Video calls like this one have shown the students a close-up view of the culture, mammals and customs through the voices of third graders across the United States. By the end of the school year in June, MacInnes' class from Washington Street School in Brewer plans to talk to a class in each state on the Internet-based software Skype and Google Chat.
And while not all the other classes have time to spend 20 or 30 minutes with 49 schools in four months, the students are sharing what they've learned about their home states through the Chatting Across the USA project.
Instead of just rotely memorizing information, the students in MacInnes' class are actually mastering the facts that they study.
“The kids know what they’ve learned so much better because they’re sharing it with other people, and we’re learning so much about other states,” MacInnes said.
Last year, the second- and third-grade kids at Abbott Loop Elementary didn't always remember what Dawn Bell was teaching them about Alaska. But this year, they do.
“My students retained that information better, and it also motivated them because they don’t want to be embarrassed in front of somebody that’s their age,” Bell said, “so they’ve got to really know those facts.”
They share facts such as Alaska's official flower, fish and bird through a jeopardy game that Bell created. Through these calls, the kids from Anchorage compare their states, cultures and history.

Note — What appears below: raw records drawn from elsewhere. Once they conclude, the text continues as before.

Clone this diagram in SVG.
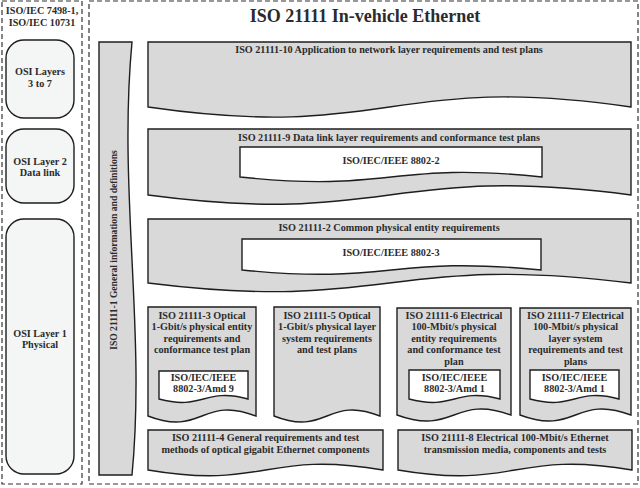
<svg xmlns="http://www.w3.org/2000/svg" width="640" height="488" viewBox="0 0 640 488">
<style>
.t{font-family:"Liberation Serif","Times New Roman",serif;font-weight:bold;fill:#2b2b2b;text-anchor:middle}
.s9{font-size:9.6px}
.s10{font-size:10.2px}
.dash{fill:none;stroke:#333;stroke-width:1.2;stroke-dasharray:5 3}
.doc{fill:#d9d9d9;stroke:#1e1e1e;stroke-width:1.4}
.in{fill:#ffffff;stroke:#1e1e1e;stroke-width:1.4}
.osi{fill:#f4f5f5;stroke:#1e1e1e;stroke-width:1.4}
</style>
<rect x="0" y="0" width="640" height="488" fill="#ffffff"/>
<g id="osi-panel">
<rect x="2" y="1" width="80" height="483" fill="#ffffff" class="dash"/>
<text class="t s10" x="42" y="13.5">ISO/IEC 7498-1,</text>
<text class="t s10" x="42" y="25.5">ISO/IEC 10731</text>
</g>
<g id="osi-3-7">
<rect x="6" y="40" width="68" height="78" rx="18" class="osi"/>
<text class="t s10" x="40" y="75">OSI Layers</text>
<text class="t s10" x="40" y="87">3 to 7</text>
</g>
<g id="osi-2">
<rect x="6" y="129" width="68" height="74" rx="18" class="osi"/>
<text class="t s10" x="40" y="165">OSI Layer 2</text>
<text class="t s10" x="40" y="176">Data link</text>
</g>
<g id="osi-1">
<rect x="6" y="219" width="68" height="255" rx="18" class="osi"/>
<text class="t s10" x="40" y="336.5">OSI Layer 1</text>
<text class="t s10" x="40" y="348">Physical</text>
</g>
<g id="iso21111-panel">
<rect x="89" y="1" width="549" height="483" fill="#f3f5f5" class="dash"/>
<text class="t" style="font-size:18px" x="365" y="21.5">ISO 21111 In-vehicle Ethernet</text>
</g>
<g id="part1">
<path class="doc" d="M99,42 H132 C118,190 146,330 132,475 H99 Z"/>
<text class="t s9" transform="translate(116.5,250) rotate(-90)">ISO 21111-1 General information and definitions</text>
</g>
<g id="part10">
<path class="doc" d="M148,42 H631 V107 C389.5,72 389.5,142 148,107 Z"/>
<text class="t s10" x="389" y="53">ISO 21111-10 Application to network layer requirements and test plans</text>
</g>
<g id="part9">
<path class="doc" d="M148,129 H631 V195 C389.5,163 389.5,227 148,195 Z"/>
<text class="t s10" x="389" y="141">ISO 21111-9 Data link layer requirements and conformance test plans</text>
</g>
<g id="ieee8802-2">
<path class="in" d="M240,147 H542 V177 C391,161 391,193 240,177 Z"/>
<text class="t s10" x="391" y="163.5">ISO/IEC/IEEE 8802-2</text>
</g>
<g id="part2">
<path class="doc" d="M148,219 H631 V283 C389.5,253 389.5,313 148,283 Z"/>
<text class="t s10" x="389" y="231">ISO 21111-2 Common physical entity requirements</text>
</g>
<g id="ieee8802-3">
<path class="in" d="M242,239 H541 V270 C391.5,255 391.5,285 242,270 Z"/>
<text class="t s10" x="391" y="255.5">ISO/IEC/IEEE 8802-3</text>
</g>
<g id="part3">
<path class="doc" d="M148,307 H256 V416 C202,395 202,437 148,416 Z"/>
<text class="t s10" x="202" y="318.5">ISO 21111-3 Optical</text>
<text class="t s10" x="202" y="330">1-Gbit/s physical entity</text>
<text class="t s10" x="202" y="341.5">requirements and</text>
<text class="t s10" x="202" y="353">conformance test plan</text>
</g>
<g id="amd9">
<path class="in" d="M159,371 H248 V399 C203.5,387 203.5,411 159,399 Z"/>
<text class="t s10" x="203.5" y="380.5">ISO/IEC/IEEE</text>
<text class="t s10" x="203.5" y="392">8802-3/Amd 9</text>
</g>
<g id="part5">
<path class="doc" d="M274,307 H380 V416 C327,395 327,437 274,416 Z"/>
<text class="t s10" x="327" y="318.5">ISO 21111-5 Optical</text>
<text class="t s10" x="327" y="330">1-Gbit/s physical layer</text>
<text class="t s10" x="327" y="341.5">system requirements</text>
<text class="t s10" x="327" y="353">and test plans</text>
</g>
<g id="part6">
<path class="doc" d="M397,308 H511 V415 C454,394 454,436 397,415 Z"/>
<text class="t s10" x="454" y="318.5">ISO 21111-6 Electrical</text>
<text class="t s10" x="454" y="330">100-Mbit/s physical</text>
<text class="t s10" x="454" y="341.5">entity requirements</text>
<text class="t s10" x="454" y="353">and conformance test</text>
<text class="t s10" x="454" y="364.5">plan</text>
</g>
<g id="amd1-a">
<path class="in" d="M409,370 H500 V399 C454.5,387 454.5,411 409,399 Z"/>
<text class="t s10" x="454.5" y="380.5">ISO/IEC/IEEE</text>
<text class="t s10" x="454.5" y="392">8802-3/Amd 1</text>
</g>
<g id="part7">
<path class="doc" d="M520,308 H631 V415 C575.5,394 575.5,436 520,415 Z"/>
<text class="t s10" x="575.5" y="318.5">ISO 21111-7 Electrical</text>
<text class="t s10" x="575.5" y="330">100-Mbit/s physical</text>
<text class="t s10" x="575.5" y="341.5">layer system</text>
<text class="t s10" x="575.5" y="353">requirements and test</text>
<text class="t s10" x="575.5" y="364.5">plans</text>
</g>
<g id="amd1-b">
<path class="in" d="M530,370 H619 V399 C574.5,387 574.5,411 530,399 Z"/>
<text class="t s10" x="574.5" y="380.5">ISO/IEC/IEEE</text>
<text class="t s10" x="574.5" y="392">8802-3/Amd 1</text>
</g>
<g id="part4">
<path class="doc" d="M148,430 H383 V470 C265.5,450 265.5,490 148,470 Z"/>
<text class="t s10" x="265.5" y="441">ISO 21111-4 General requirements and test</text>
<text class="t s10" x="265.5" y="453">methods of optical gigabit Ethernet components</text>
</g>
<g id="part8">
<path class="doc" d="M398,430 H632 V470 C515,450 515,490 398,470 Z"/>
<text class="t s10" x="515" y="441">ISO 21111-8  Electrical 100-Mbit/s Ethernet</text>
<text class="t s10" x="515" y="453">transmission media, components and tests</text>
</g>
</svg>
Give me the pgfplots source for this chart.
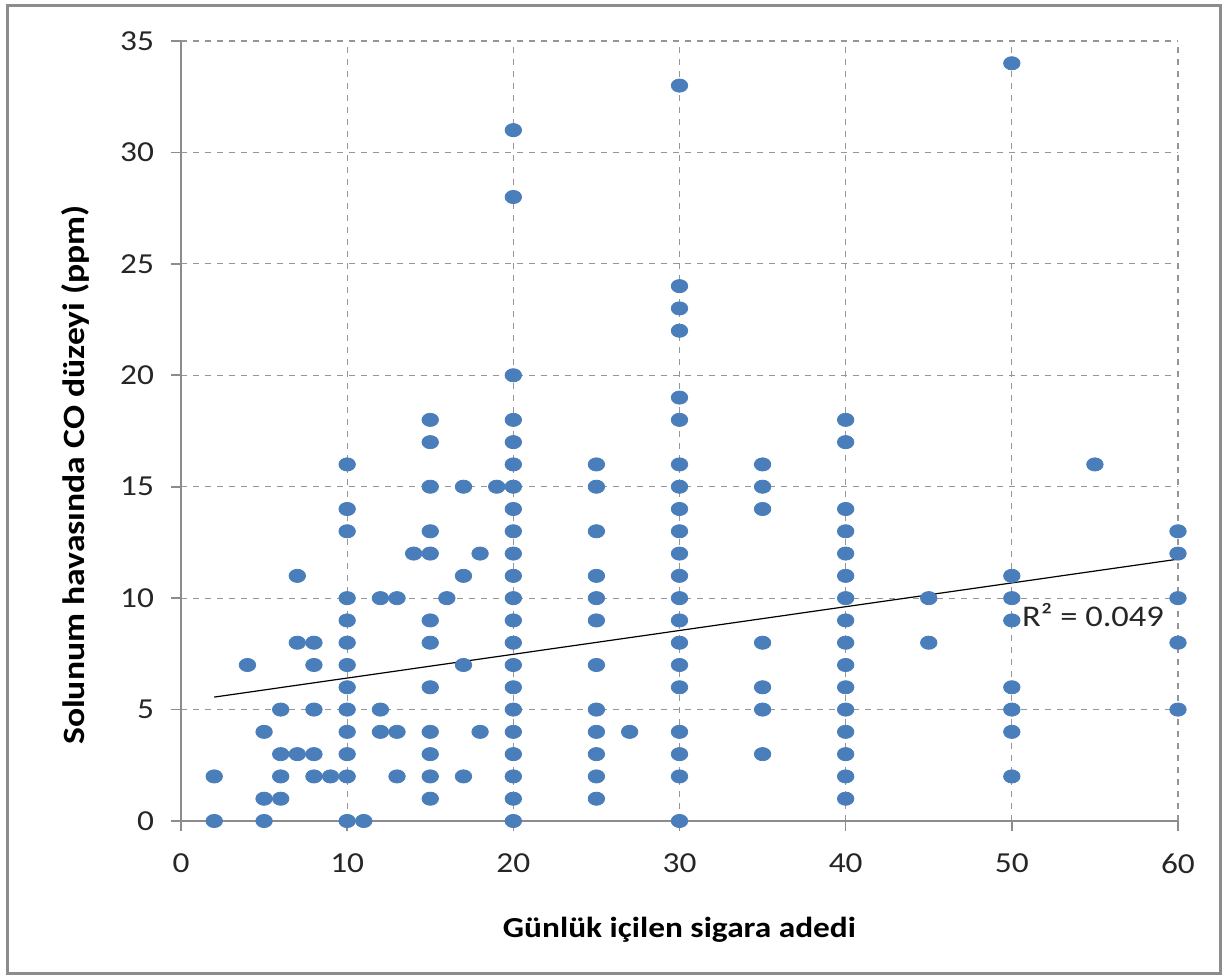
\documentclass[border=0pt]{standalone}
\usepackage{fontspec}
\setmainfont{Carlito}[FakeStretch=1.15]
\usepackage{pgfplots}
\pgfplotsset{compat=1.18}
\definecolor{dotblue}{RGB}{74,126,187}
\definecolor{gridgray}{RGB}{150,150,150}
\definecolor{axgray}{RGB}{140,140,140}
\begin{document}
\begin{tikzpicture}
\useasboundingbox (-90.5pt,-79.5pt) rectangle (523.5pt,410.5pt);
\draw[axgray, line width=1.5pt] (-86.5pt,-76.5pt) rectangle (519.5pt,407.5pt);
\begin{axis}[
  scale only axis,
  width=498.5pt, height=390pt,
  xmin=0, xmax=60, ymin=0, ymax=35,
  xtick={0,10,...,60}, ytick={0,5,...,35},
  axis lines=left,
  axis line style={-, axgray, line width=0.8pt},
  grid=major,
  major grid style={dashed, gridgray, line width=0.6pt},
  tick align=outside,
  major tick length=5pt,
  tick style={axgray, line width=0.8pt},
  /pgf/number format/assume math mode=true,
  ticklabel style={font=\fontsize{14.5}{17}\selectfont, text=black!85},
  xticklabel shift=8pt,
  yticklabel shift=5pt,
  xlabel={Günlük içilen sigara adedi},
  ylabel={Solunum havasında CO düzeyi (ppm)},
  xlabel style={font=\fontsize{14.5}{17}\selectfont\bfseries, at={([yshift=-54.5pt]axis description cs:0.5,0)}, anchor=center},
  ylabel style={font=\fontsize{15.5}{18}\selectfont\bfseries, at={([xshift=-53pt, yshift=-22pt]axis description cs:0,0.5)}, anchor=center, rotate=0},
  clip=false,
]
\addplot[only marks, mark=*, mark size=3.3pt, mark options={xscale=1.25, fill=dotblue, draw=dotblue}] coordinates {
(2,2) (2,0)
(4,7)
(5,4) (5,1) (5,0)
(6,5) (6,3) (6,2) (6,1)
(7,11) (7,8) (7,3)
(8,8) (8,7) (8,5) (8,3) (8,2)
(9,2)
(10,16) (10,14) (10,13) (10,10) (10,9) (10,8) (10,7) (10,6) (10,5) (10,4) (10,3) (10,2) (10,0)
(11,0)
(12,10) (12,5) (12,4)
(13,10) (13,4) (13,2)
(14,12)
(15,18) (15,17) (15,15) (15,13) (15,12) (15,9) (15,8) (15,6) (15,4) (15,3) (15,2) (15,1)
(16,10)
(17,15) (17,11) (17,7) (17,2)
(18,12) (18,4)
(19,15)
(20,31) (20,28) (20,20) (20,18) (20,17) (20,16) (20,15) (20,14) (20,13) (20,12) (20,11) (20,10) (20,9) (20,8) (20,7) (20,6) (20,5) (20,4) (20,3) (20,2) (20,1) (20,0)
(25,16) (25,15) (25,13) (25,11) (25,10) (25,9) (25,7) (25,5) (25,4) (25,3) (25,2) (25,1)
(27,4)
(30,33) (30,24) (30,23) (30,22) (30,19) (30,18) (30,16) (30,15) (30,14) (30,13) (30,12) (30,11) (30,10) (30,9) (30,8) (30,7) (30,6) (30,4) (30,3) (30,2) (30,0)
(35,16) (35,15) (35,14) (35,8) (35,6) (35,5) (35,3)
(40,18) (40,17) (40,14) (40,13) (40,12) (40,11) (40,10) (40,9) (40,8) (40,7) (40,6) (40,5) (40,4) (40,3) (40,2) (40,1)
(45,10) (45,8)
(50,34) (50,11) (50,10) (50,9) (50,6) (50,5) (50,4) (50,2)
(55,16)
(60,13) (60,12) (60,10) (60,8) (60,5)
};
\addplot[black, line width=0.6pt, no marks] coordinates {(2,5.56) (60,11.75)};
\node[anchor=west, font=\fontsize{15}{18}\selectfont, text=black!85, inner sep=0pt] at (axis cs:50.6,9.24) {R² = 0.049};
\end{axis}
\end{tikzpicture}
\end{document}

“We found out that 19 Maines would fit in one Alaska,” Bell said. “And the kids were like, 'That’s cool.'”
Back in Maine, the third-graders had never seen a ranch before, but they talked to six students who grew up in a ranching culture in South Dakota.
“It’s really great bringing those communities right into our classroom,” MacInnes said, “and it makes it so real."
In addition to ranching, the kids from Buffalo Elementary told them about their state's history and geography. As part of the project, their parents helped them choose what information to share about South Dakota, and then the kids researched it.
One of the boys who struggled with reading decided to talk about the Black Hills, where gold was discovered in 1874 and where Lt. Col. George Armstrong Custer spent some time before he went to fight in the Battle of Little Big Horn. That really interested him, teacher Sue Ann Clanton said.
“I had a hard time getting him away from the Custer stuff,” Clanton said.
Preparing for these video calls has allowed students to cover all the subject areas they need. They research the annual Sturgis Motorcycle Rally, study the history of their area, mark states that they've talked to on a map, write a paragraph about what they've learned and work on their stage presence in front of the webcam.
The third-graders have already talked to three states and have two more coming up. But shhhh, one of them's a secret ... at least from the kids. For that call, they'll have to guess which state they're talking to based on the clues that a teacher gives them.
“I really like that twist,” Clanton said, “The kids are really excited; they can hardly stand that they don’t know what state it is.”
Talking with students from other states has energized MacInnes' class and helped them learn how to communicate effectively through different technology tools.
And the project is so much more than just learning facts. They're learning their place within the country and seeing how they compare with kids their age in other areas.
“I think any time you can make something meaningful and relevant, kids naturally want to learn,” MacInnes said, “and they gravitate toward that kind of an activity or that kind of a learning experience.”